The formula was old. Congress must start over with a new formula. The chances of this happening are nearly nonexistent. Given the past failures of a conflicted Congress, the Court had torn away the most powerful part of the Act and left a battered shell for a distracted Congress to retrofit. The same Congress, which is so far unable to complete its own agenda, has been told to pass voting legislation only passed in 1965 because people were dying just to vote.   

Like so many listening to the Court’s Voting Rights decision that day, a sense of doom grew with each word uttered. Despite 15,000 pages of evidence that people of color still needed to be protected, a 5-4 majority believed people of color must once again prove their vulnerability to racism, bigotry, and the machinations of majority politics. Now, expensive lawsuits must be brought to prove harm after a stolen election is over.

Before, under Section 5, the burden was on the local government to prove voting changes were harmless.  

Justice Thomas wrote that he would completely abolish all of Section 5, not just the formula pertaining to certain states. Then again, Justice Thomas described affirmative action as insidious and racial engineering. To him, college admissions officers are doing students of color an injustice.

Black and Hispanic student achievement are harmed by affirmative action policies like those in the case of Fisher v. University of Texas.

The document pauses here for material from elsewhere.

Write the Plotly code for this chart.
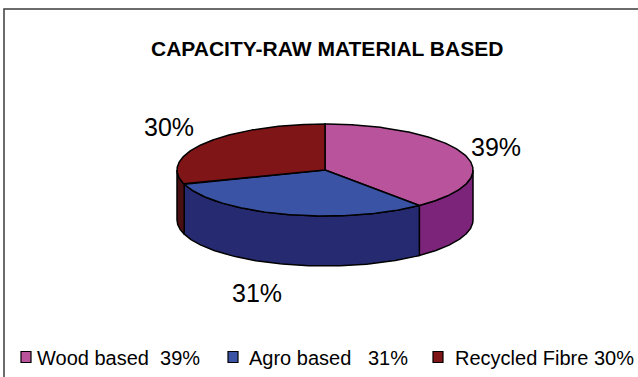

Abigail Fisher challenged her denial of admission to the University of Texas-Austin as race discrimination. Although the school takes into account a number of factors, including race, Fisher claims it was only her race that prevented admission. Although Texas created its admissions’ policy based squarely on compliance with an earlier Michigan ruling, this recent Texas decision once again places affirmative action in jeopardy.

In that early Michigan case, a White applicant, Barbara Grutter claimed she was denied admission to University of Michigan’s law school due to her race. The Court in Grutter v. Bollinger ruled race could be part of admissions, as long as it was only a part, and not the sole reason.

So, Texas used race as a part and not the sole reason. Texas allows the top 10% of all high school students to attend the college. Then, those not slotted into the top 10% may be selected based on personal factors such as whether the applicant is an immigrant or a child of a single parent or poor or a person of color. Race is only one part; not the sole reason.